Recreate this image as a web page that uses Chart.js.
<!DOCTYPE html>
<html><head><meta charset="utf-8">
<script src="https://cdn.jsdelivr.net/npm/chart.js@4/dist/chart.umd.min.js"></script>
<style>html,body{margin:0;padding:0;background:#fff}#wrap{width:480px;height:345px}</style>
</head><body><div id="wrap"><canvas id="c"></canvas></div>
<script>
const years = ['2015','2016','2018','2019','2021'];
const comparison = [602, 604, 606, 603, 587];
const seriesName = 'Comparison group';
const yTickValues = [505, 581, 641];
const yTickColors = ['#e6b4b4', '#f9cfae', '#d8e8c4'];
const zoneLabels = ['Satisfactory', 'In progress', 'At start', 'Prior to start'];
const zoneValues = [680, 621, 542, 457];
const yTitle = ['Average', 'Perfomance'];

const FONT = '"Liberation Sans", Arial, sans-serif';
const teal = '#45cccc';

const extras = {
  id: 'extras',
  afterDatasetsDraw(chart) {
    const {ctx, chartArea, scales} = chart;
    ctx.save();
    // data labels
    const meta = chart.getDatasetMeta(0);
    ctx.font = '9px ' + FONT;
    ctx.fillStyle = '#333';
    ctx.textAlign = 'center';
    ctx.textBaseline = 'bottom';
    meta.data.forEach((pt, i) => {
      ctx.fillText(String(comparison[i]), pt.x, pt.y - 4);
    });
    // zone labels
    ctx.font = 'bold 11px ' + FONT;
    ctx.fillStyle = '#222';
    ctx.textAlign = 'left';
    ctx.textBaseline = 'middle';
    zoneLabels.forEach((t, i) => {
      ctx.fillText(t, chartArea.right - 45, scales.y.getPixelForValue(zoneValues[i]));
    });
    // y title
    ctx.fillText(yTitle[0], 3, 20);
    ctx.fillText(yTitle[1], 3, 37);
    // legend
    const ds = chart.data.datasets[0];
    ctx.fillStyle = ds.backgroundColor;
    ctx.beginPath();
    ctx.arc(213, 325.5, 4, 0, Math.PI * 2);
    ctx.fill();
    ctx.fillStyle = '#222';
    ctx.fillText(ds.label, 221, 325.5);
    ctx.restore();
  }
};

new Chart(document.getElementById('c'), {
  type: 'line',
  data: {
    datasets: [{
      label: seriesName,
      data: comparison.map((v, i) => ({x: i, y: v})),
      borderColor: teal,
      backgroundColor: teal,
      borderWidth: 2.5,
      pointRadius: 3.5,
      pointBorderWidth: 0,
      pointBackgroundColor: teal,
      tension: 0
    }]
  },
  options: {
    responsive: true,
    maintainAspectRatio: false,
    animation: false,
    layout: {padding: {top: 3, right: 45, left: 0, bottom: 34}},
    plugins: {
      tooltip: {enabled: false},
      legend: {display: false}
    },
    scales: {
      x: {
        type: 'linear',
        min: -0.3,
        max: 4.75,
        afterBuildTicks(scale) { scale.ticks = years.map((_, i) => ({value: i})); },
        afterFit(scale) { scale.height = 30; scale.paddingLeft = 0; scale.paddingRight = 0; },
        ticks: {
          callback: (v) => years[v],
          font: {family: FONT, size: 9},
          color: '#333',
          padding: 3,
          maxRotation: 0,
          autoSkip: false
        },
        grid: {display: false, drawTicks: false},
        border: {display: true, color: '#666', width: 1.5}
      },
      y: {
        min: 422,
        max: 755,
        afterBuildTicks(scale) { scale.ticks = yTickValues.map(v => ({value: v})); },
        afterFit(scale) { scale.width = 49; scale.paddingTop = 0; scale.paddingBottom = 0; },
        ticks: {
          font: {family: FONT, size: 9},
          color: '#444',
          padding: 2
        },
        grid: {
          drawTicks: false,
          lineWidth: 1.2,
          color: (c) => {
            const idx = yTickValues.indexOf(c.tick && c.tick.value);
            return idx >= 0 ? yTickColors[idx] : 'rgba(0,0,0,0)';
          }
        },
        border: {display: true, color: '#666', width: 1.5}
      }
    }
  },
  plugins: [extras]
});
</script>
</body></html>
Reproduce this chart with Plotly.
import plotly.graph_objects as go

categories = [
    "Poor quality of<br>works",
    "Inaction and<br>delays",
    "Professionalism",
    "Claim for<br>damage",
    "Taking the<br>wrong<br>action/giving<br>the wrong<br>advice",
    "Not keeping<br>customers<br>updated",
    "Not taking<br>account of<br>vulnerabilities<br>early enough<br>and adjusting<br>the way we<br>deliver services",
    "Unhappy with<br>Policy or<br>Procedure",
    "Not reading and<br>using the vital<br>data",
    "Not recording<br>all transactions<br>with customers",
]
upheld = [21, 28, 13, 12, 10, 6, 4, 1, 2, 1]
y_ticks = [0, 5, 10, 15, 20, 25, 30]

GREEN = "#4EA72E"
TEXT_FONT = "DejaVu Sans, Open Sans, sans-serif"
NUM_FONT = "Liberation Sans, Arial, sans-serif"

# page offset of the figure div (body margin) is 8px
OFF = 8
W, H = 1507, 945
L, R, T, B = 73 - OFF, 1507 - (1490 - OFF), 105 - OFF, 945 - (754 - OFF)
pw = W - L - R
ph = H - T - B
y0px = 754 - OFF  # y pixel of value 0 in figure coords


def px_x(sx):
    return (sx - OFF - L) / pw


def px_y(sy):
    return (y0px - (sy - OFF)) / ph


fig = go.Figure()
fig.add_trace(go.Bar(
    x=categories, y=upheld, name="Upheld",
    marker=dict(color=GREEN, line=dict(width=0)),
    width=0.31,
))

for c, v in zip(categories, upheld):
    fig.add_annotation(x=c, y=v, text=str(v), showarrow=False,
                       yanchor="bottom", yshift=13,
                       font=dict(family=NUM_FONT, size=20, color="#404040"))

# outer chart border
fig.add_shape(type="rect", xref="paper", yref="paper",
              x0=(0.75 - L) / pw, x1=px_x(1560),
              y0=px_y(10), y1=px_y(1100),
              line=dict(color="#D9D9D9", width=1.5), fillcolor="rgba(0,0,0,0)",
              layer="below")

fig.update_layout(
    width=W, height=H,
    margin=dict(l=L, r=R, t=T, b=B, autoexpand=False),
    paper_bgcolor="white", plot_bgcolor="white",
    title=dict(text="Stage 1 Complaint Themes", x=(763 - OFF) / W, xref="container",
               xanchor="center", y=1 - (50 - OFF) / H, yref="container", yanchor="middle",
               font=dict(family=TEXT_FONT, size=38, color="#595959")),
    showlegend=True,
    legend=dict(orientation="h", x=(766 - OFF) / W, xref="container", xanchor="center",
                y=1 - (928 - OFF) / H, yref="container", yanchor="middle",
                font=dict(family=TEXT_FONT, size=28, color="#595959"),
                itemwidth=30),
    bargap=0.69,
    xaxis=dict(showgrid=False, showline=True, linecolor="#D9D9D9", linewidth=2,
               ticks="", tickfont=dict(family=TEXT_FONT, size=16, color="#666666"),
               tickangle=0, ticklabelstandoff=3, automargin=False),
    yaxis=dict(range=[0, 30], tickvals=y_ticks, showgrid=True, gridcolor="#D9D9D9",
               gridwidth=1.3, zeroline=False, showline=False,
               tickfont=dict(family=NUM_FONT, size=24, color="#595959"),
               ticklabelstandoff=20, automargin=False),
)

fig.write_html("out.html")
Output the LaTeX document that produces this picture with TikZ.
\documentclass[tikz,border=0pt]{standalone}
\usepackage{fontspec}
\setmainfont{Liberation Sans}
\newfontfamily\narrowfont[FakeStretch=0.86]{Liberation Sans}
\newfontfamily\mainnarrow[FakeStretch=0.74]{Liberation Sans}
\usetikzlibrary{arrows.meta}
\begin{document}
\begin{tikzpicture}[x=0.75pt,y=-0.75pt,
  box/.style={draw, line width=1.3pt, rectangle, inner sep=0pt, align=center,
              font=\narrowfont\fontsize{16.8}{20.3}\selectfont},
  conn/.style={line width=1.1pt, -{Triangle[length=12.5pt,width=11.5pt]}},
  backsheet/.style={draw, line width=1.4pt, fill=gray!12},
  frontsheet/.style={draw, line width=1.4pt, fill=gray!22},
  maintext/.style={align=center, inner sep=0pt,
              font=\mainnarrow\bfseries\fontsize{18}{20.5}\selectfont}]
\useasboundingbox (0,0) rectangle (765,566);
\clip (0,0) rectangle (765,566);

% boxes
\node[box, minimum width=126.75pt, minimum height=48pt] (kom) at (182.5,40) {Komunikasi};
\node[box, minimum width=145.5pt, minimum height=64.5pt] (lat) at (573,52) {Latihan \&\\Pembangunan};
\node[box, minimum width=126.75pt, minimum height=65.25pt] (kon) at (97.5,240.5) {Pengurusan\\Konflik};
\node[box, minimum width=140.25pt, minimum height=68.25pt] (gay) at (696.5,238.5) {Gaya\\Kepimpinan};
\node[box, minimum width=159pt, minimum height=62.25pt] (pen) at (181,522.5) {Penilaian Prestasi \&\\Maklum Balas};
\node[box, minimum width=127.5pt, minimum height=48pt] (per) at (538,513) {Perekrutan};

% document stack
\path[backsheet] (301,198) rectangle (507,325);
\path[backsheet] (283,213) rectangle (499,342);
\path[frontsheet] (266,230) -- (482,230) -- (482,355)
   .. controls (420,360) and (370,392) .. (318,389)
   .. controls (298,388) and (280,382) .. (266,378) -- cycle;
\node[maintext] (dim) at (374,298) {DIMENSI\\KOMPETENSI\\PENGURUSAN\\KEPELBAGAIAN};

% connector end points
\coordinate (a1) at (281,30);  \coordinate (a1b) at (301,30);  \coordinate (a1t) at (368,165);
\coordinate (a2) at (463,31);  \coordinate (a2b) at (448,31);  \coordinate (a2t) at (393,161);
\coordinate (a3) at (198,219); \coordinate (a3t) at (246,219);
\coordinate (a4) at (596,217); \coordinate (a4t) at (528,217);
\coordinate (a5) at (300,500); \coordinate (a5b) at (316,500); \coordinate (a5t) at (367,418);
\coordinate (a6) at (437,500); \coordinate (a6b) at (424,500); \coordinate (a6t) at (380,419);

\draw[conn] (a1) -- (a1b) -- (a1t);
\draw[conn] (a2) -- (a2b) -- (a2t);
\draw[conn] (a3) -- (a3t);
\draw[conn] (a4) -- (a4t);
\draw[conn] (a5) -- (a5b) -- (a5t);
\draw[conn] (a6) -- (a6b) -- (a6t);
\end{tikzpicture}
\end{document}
══════
* **Short exercise**:
Using the listing above, work out how many of its lines include "that", and give only the result.

* **Output below**:
2